The Bank for International Settlements just dropped a truth bomb on crypto's favorite narrative. Stablecoins? Not real money. The future? Tokenized money — but only if central banks run the show.


🧊 Stablecoins Flunk the Money Test

Stablecoins were supposed to be the perfect mashup: crypto speed + fiat stability. But according to the BIS, they fail at being actual money. Here’s why:

  • 🪙 Singleness: Real money is accepted equally by everyone. Stablecoins? Too many issuers, too much price variation. Feels like the wild west of old private banknotes.
  • 🪙 Elasticity: A solid money system flexes to fit the economy. Stablecoins are rigid — they need 100% collateral upfront. No room to scale.
  • 🪙 Integrity: Money should be clean. Stablecoins often skip proper KYC/AML, making them ideal tools for fraud, gambling, and worse.

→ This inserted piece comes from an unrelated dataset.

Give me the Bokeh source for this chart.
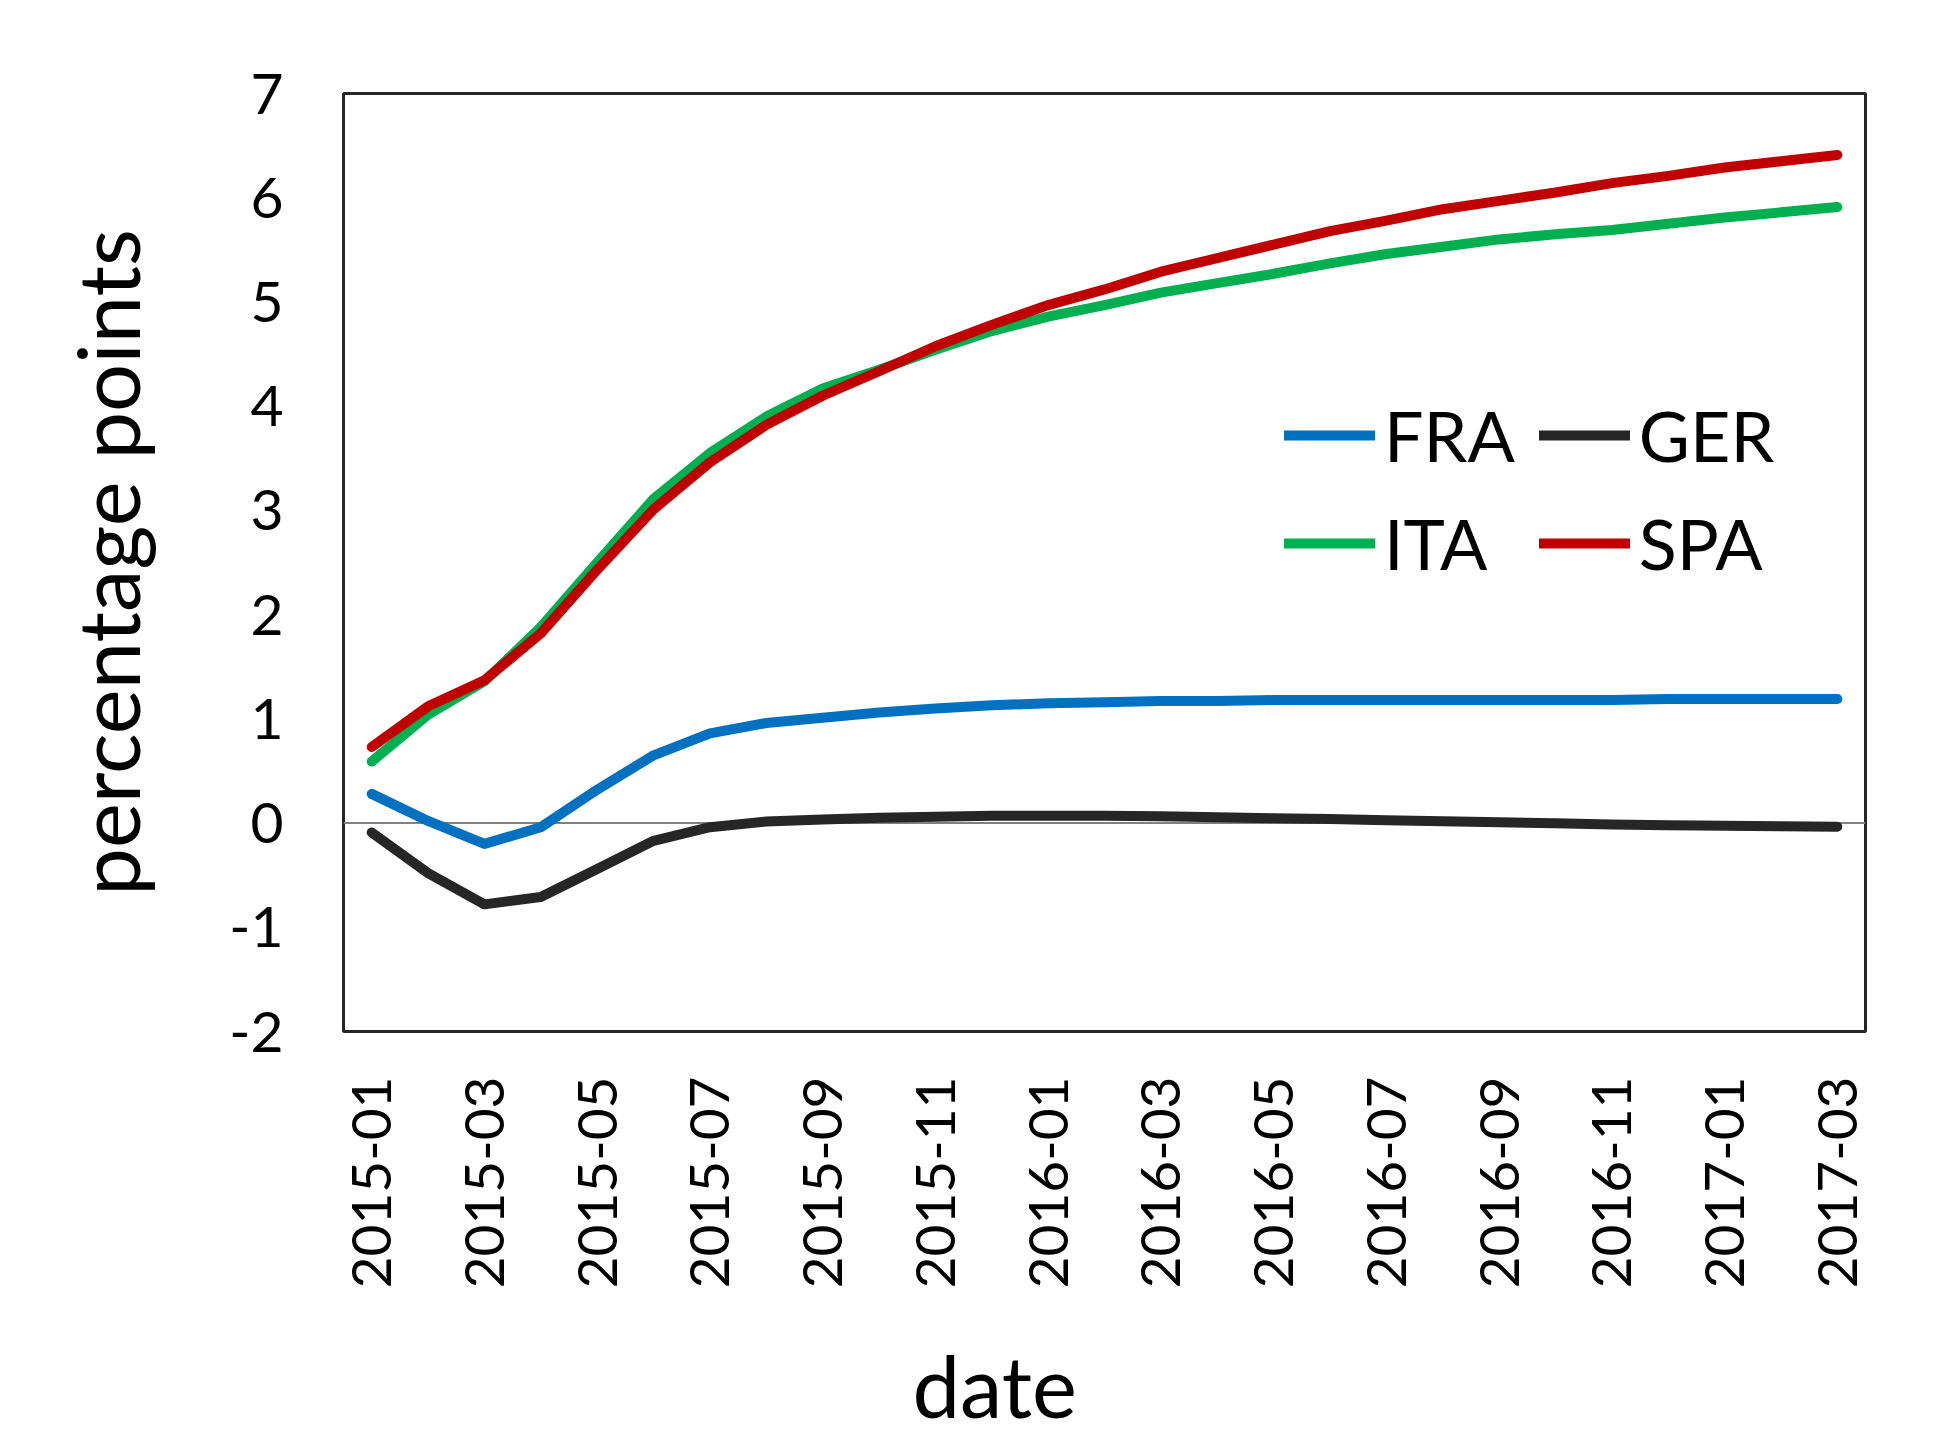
import math
from bokeh.plotting import figure
from bokeh.models import Range1d, FixedTicker, Span, Legend, LegendItem, Title
from bokeh.embed import file_html
from bokeh.resources import INLINE

months = ["2015-01", "2015-02", "2015-03", "2015-04", "2015-05", "2015-06",
          "2015-07", "2015-08", "2015-09", "2015-10", "2015-11", "2015-12",
          "2016-01", "2016-02", "2016-03", "2016-04", "2016-05", "2016-06",
          "2016-07", "2016-08", "2016-09", "2016-10", "2016-11", "2016-12",
          "2017-01", "2017-02", "2017-03"]

fra = [0.28, 0.02, -0.20, -0.04, 0.32, 0.65, 0.86, 0.96, 1.01, 1.06, 1.10, 1.13,
       1.15, 1.16, 1.17, 1.17, 1.18, 1.18, 1.18, 1.18, 1.18, 1.18, 1.18, 1.19,
       1.19, 1.19, 1.19]
ger = [-0.09, -0.48, -0.78, -0.71, -0.44, -0.17, -0.04, 0.015, 0.035, 0.05, 0.06, 0.07,
       0.07, 0.07, 0.065, 0.056, 0.046, 0.038, 0.028, 0.018, 0.008, -0.003, -0.013, -0.02,
       -0.026, -0.03, -0.035]
ita = [0.59, 1.04, 1.36, 1.88, 2.50, 3.11, 3.55, 3.90, 4.17, 4.35, 4.54, 4.72,
       4.86, 4.97, 5.09, 5.18, 5.27, 5.37, 5.46, 5.53, 5.60, 5.65, 5.69, 5.75,
       5.81, 5.86, 5.91]
spa = [0.73, 1.12, 1.37, 1.82, 2.43, 3.01, 3.46, 3.82, 4.10, 4.335, 4.575, 4.78,
       4.97, 5.12, 5.29, 5.42, 5.55, 5.68, 5.78, 5.89, 5.97, 6.05, 6.14, 6.21,
       6.29, 6.35, 6.41]

series_names = ["FRA", "GER", "ITA", "SPA"]
series_values = [fra, ger, ita, spa]
series_colors = ["#0070C0", "#262626", "#00B050", "#C00000"]
# legend is filled column by column: FRA/ITA in column 1, GER/SPA in column 2
legend_order = ["FRA", "ITA", "GER", "SPA"]

y_ticks = [-2, -1, 0, 1, 2, 3, 4, 5, 6, 7]
x_tick_idx = list(range(0, len(months), 2))
x_tick_labels = {i: months[i] for i in x_tick_idx}

FONT = "Lato"

x = list(range(len(months)))

p = figure(frame_width=1522, frame_height=938,
           x_range=Range1d(-0.5, len(months) - 0.5), y_range=Range1d(-2, 7),
           output_backend="svg", toolbar_location=None,
           min_border_left=343, min_border_right=65,
           min_border_top=93, min_border_bottom=400)

p.outline_line_color = "#262626"
p.outline_line_width = 3
p.xgrid.visible = False
p.ygrid.visible = False

for ax in (p.xaxis[0], p.yaxis[0]):
    ax.axis_line_color = None
    ax.major_tick_line_color = None
    ax.minor_tick_line_color = None
    ax.major_tick_out = 0
    ax.major_label_text_font = FONT
    ax.major_label_text_color = "#000000"

p.xaxis.ticker = FixedTicker(ticks=x_tick_idx)
p.xaxis.major_label_overrides = x_tick_labels
p.xaxis.major_label_orientation = math.pi / 2
p.xaxis.major_label_text_font_size = "55px"
p.xaxis.major_label_standoff = 45

p.yaxis.ticker = FixedTicker(ticks=y_ticks)
p.yaxis.major_label_overrides = {t: str(t) for t in y_ticks}
p.yaxis.major_label_text_font_size = "57px"
p.yaxis.major_label_standoff = 60
p.yaxis.axis_label = "percentage points"
p.yaxis.axis_label_text_font = FONT
p.yaxis.axis_label_text_font_size = "85px"
p.yaxis.axis_label_text_font_style = "normal"
p.yaxis.axis_label_text_color = "#000000"
p.yaxis.axis_label_standoff = 68

p.add_layout(Span(location=0, dimension="width", line_color="#808080",
                  line_width=2, level="underlay"))

renderers = {}
for name, vals, col in zip(series_names, series_values, series_colors):
    renderers[name] = p.line(x, vals, line_width=10, line_color=col,
                             line_cap="round", line_join="round")

items = [LegendItem(label=n, renderers=[renderers[n]]) for n in legend_order]
legend = Legend(items=items, ncols=2, location=(941, 446),
                glyph_width=91, glyph_height=20, label_standoff=9,
                spacing=24, padding=0, margin=0,
                border_line_color=None, background_fill_alpha=0,
                label_text_font=FONT, label_text_font_size="70px",
                label_text_color="#000000")
p.add_layout(legend)

p.add_layout(Title(text="date", align="left", offset=569, standoff=84,
                   vertical_align="top", text_font=FONT,
                   text_font_size="85px", text_font_style="normal",
                   text_color="#000000"), "below")

open("out.html", "w").write(file_html(p, INLINE))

Bottom line? Stablecoins are fragmented, inflexible, and risky — not fit for a stable financial future.


🧠 Tokenization Is the Real Power Move

While stablecoins crumble under scrutiny, the BIS is placing its bet on tokenization — turning traditional assets into programmable, digital claims.

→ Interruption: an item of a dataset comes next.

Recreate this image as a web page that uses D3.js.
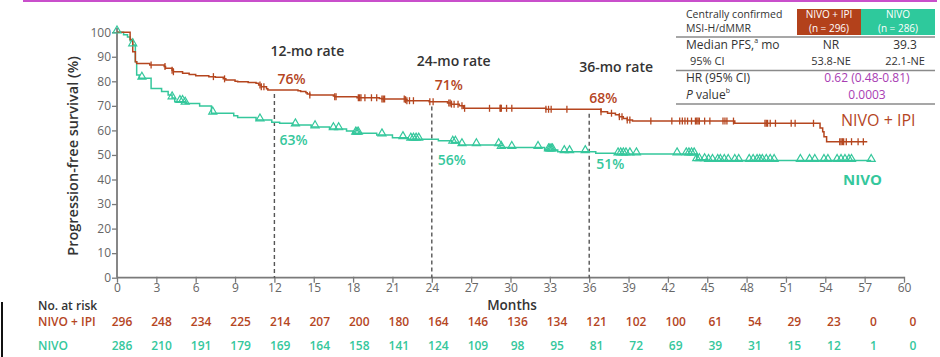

Their vision? A “unified ledger” that brings together:

  • 🏛️ Tokenized central bank reserves
  • 🏦 Tokenized commercial bank money
  • 📉 Tokenized government bonds

The result? A system where payments, settlement, and asset transfers happen seamlessly — with the trust and safety of a central bank seal of approval.


🏦 Why Central Banks Still Run the Game

Decentralized money may sound cool — but trust still wins.

Central banks provide:

  • Final settlement with no questions asked
  • Liquidity when markets freeze
  • Control over the money supply for economic stability

Without them? You risk parallel currencies, financial fragmentation, and sovereignty breakdown.

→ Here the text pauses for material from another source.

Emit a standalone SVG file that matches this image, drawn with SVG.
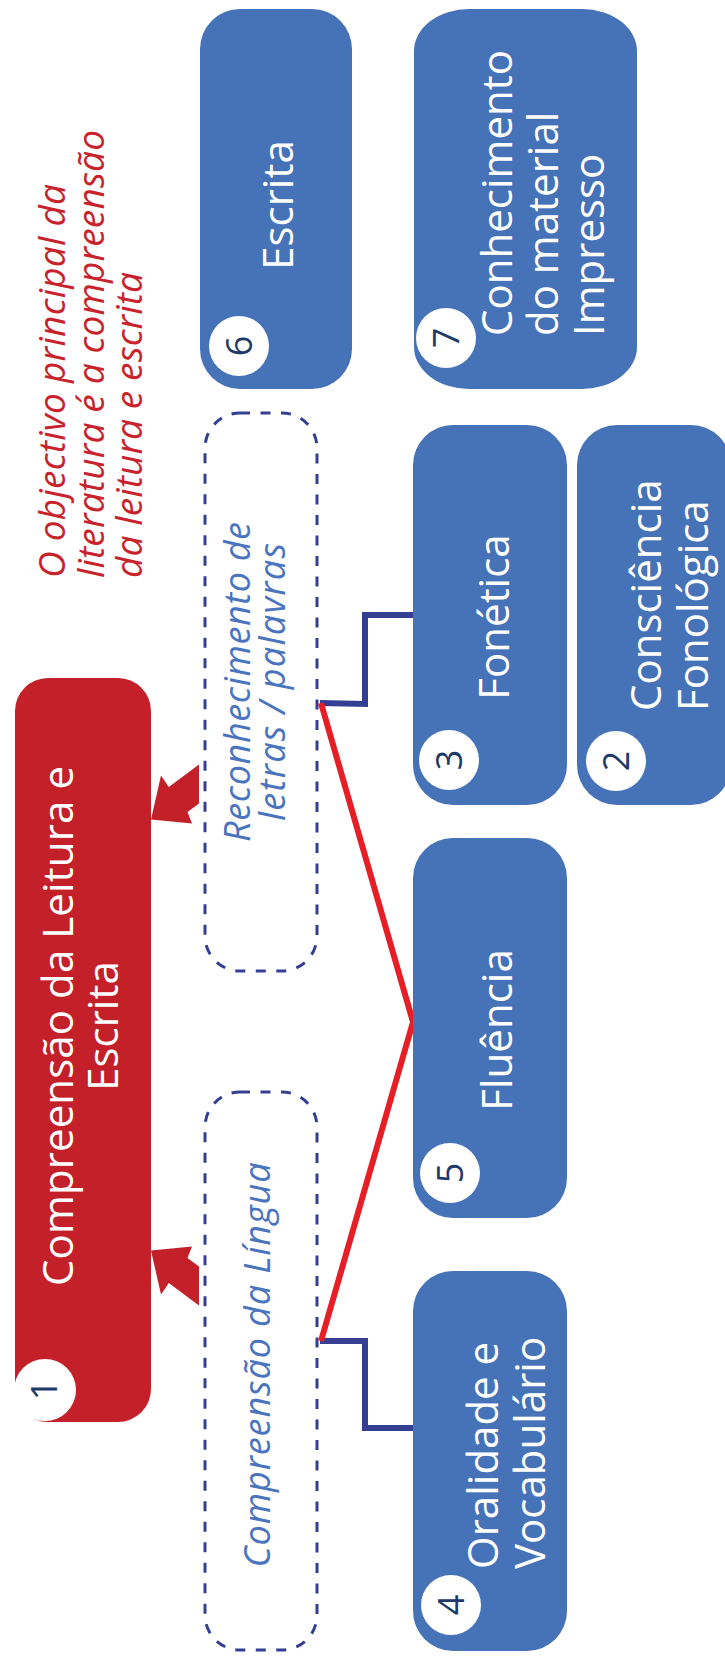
<svg xmlns="http://www.w3.org/2000/svg" width="725" height="1656" viewBox="0 0 725 1656">
<style>
.blue{fill:#4672b8}
.num{fill:#fff}
.numt{font-family:"Open Sans","DejaVu Sans",sans-serif;font-size:36px;fill:#1f3a68;text-anchor:middle}
.lbl{font-family:"Open Sans","DejaVu Sans",sans-serif;font-size:42px;fill:#fff}
.dash{fill:none;stroke:#343f94;stroke-width:3;stroke-dasharray:10 10.5}
.it{font-family:"Open Sans","DejaVu Sans",sans-serif;font-style:italic;font-size:36px;fill:#4a74bd}
.ann{font-family:"Open Sans","DejaVu Sans",sans-serif;font-style:italic;font-size:37px;fill:#c8232c}
</style>
<rect width="725" height="1656" fill="#fff"/>

<g id="annotation">
<text class="ann" transform="translate(65,578) rotate(-90)"><tspan x="0" y="0" textLength="394" lengthAdjust="spacing">O objectivo principal da</tspan><tspan x="0" dy="38.5" textLength="448" lengthAdjust="spacing">literatura é a compreensão</tspan><tspan x="0" dy="38.5" textLength="306" lengthAdjust="spacing">da leitura e escrita</tspan></text>
</g>

<g id="node1">
<rect x="15" y="678" width="136" height="744" rx="33" ry="33" fill="#c3202a"/>
<circle cx="45" cy="1390" r="31" class="num"/>
<text class="numt" transform="translate(57,1390) rotate(-90)">1</text>
<text class="lbl" text-anchor="middle" transform="translate(73,1026) rotate(-90)"><tspan x="0" y="0" textLength="520" lengthAdjust="spacing">Compreensão da Leitura e</tspan><tspan x="0" dy="45">Escrita</tspan></text>
</g>

<g id="group-word-recognition">
<rect x="205" y="413" width="112" height="558" rx="35" ry="35" class="dash"/>
<text class="it" text-anchor="middle" transform="translate(250,682) rotate(-90)"><tspan x="0" y="0" textLength="320" lengthAdjust="spacing">Reconhecimento de</tspan><tspan x="0" dy="35" textLength="278" lengthAdjust="spacing">letras / palavras</tspan></text>
</g>

<g id="group-language">
<rect x="205" y="1092" width="112" height="558" rx="35" ry="35" class="dash"/>
<text class="it" text-anchor="middle" textLength="405" lengthAdjust="spacing" transform="translate(270,1365) rotate(-90)">Compreensão da Língua</text>
</g>

<g id="connectors">
<polygon points="199,764.5 168.8,786.9 161,775.4 151,819.6 192,823.5 187.5,812.1 199,803.5" fill="#c3202a"/>
<polygon points="199,1305.5 168.8,1283.1 161,1294.6 151,1250.4 192,1246.5 187.5,1257.9 199,1266.5" fill="#c3202a"/>
<polyline points="320,703 365,704 365,615 414,615" fill="none" stroke="#343f94" stroke-width="6"/>
<polyline points="320,1341 365,1341 365,1428 414,1428" fill="none" stroke="#343f94" stroke-width="6"/>
<polyline points="321,703 413,1022 321,1341" fill="none" stroke="#e61e25" stroke-width="6" stroke-linejoin="miter"/>
</g>

<g id="node6">
<rect x="200" y="9" width="152" height="380" rx="40" ry="40" class="blue"/>
<circle cx="239" cy="346" r="30" class="num"/>
<text class="numt" transform="translate(252,346) rotate(-90)">6</text>
<text class="lbl" text-anchor="middle" transform="translate(293,205) rotate(-90)">Escrita</text>
</g>

<g id="node7">
<rect x="414" y="9" width="223" height="380" rx="55" ry="42" class="blue"/>
<circle cx="446" cy="338" r="30" class="num"/>
<text class="numt" transform="translate(459,338) rotate(-90)">7</text>
<text class="lbl" transform="translate(512,336) rotate(-90)"><tspan x="0" y="0">Conhecimento</tspan><tspan x="0" dy="46">do material</tspan><tspan x="0" dy="46">Impresso</tspan></text>
</g>

<g id="node3">
<rect x="413" y="425" width="154" height="380" rx="40" ry="40" class="blue"/>
<circle cx="449" cy="760" r="30" class="num"/>
<text class="numt" transform="translate(462,760) rotate(-90)">3</text>
<text class="lbl" text-anchor="middle" transform="translate(509,617) rotate(-90)">Fonética</text>
</g>

<g id="node2">
<rect x="577" y="425" width="154" height="380" rx="40" ry="40" class="blue"/>
<circle cx="616" cy="761" r="30" class="num"/>
<text class="numt" transform="translate(629,761) rotate(-90)">2</text>
<text class="lbl" transform="translate(661,711) rotate(-90)"><tspan x="0" y="0">Consciência</tspan><tspan x="0" dy="47">Fonológica</tspan></text>
</g>

<g id="node5">
<rect x="413" y="838" width="154" height="380" rx="40" ry="40" class="blue"/>
<circle cx="450" cy="1173" r="30" class="num"/>
<text class="numt" transform="translate(463,1173) rotate(-90)">5</text>
<text class="lbl" text-anchor="middle" transform="translate(512,1030) rotate(-90)">Fluência</text>
</g>

<g id="node4">
<rect x="413" y="1271" width="154" height="380" rx="40" ry="40" class="blue"/>
<circle cx="451" cy="1605" r="30" class="num"/>
<text class="numt" transform="translate(464,1605) rotate(-90)">4</text>
<text class="lbl" transform="translate(498,1569) rotate(-90)"><tspan x="0" y="0">Oralidade e</tspan><tspan x="0" dy="47">Vocabulário</tspan></text>
</g>
</svg>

🛑 Stablecoins Stay in the Sidecar

BIS isn’t banning stablecoins — but it’s making their lane clear:

  • They’re not the backbone of any future monetary system
  • At best, they serve as onramps to crypto ecosystems
  • Without tight regulation, they’re a risk to stability

Stablecoins might be fast — but fast isn’t always safe.


⚖️ What Needs to Happen Now

If we want programmable money that actually works at scale, central banks need to lead — but not alone.

Here’s the BIS playbook:

  • 📣 Set a clear vision for tokenized money
  • 🧱 Build the tech stack for tokenized settlements
  • 🛡️ Regulate smart — not slow
  • 🤝 Team up with the private sector to scale it

The future isn’t DeFi anarchy. It’s central bank-led tokenization with built-in flexibility, finality, and security.


🚧 Already in Motion

The BIS isn’t just writing reports. They’re shipping pilots like:

  • 🌍 Project Agorá – Tokenized cross-border payments
  • 🌲 Project Pine – Central bank liquidity ops on token rails

We’re not talking 2030. We’re talking now.


⚡ TL;DR

💥 BIS says stablecoins aren’t money: too fragmented, inflexible, and insecure 🧠 The real future? Tokenization led by central banks 📒 Unified ledgers will combine reserves, deposits, and bonds 🛡️ Central banks = trust, flexibility, final settlement ⚠️ Stablecoins may stick around, but only on the sidelines 🚀 BIS is already testing tokenized systems like Agorá and Pine Get ready for programmable money — but it’s gonna be centralized AF.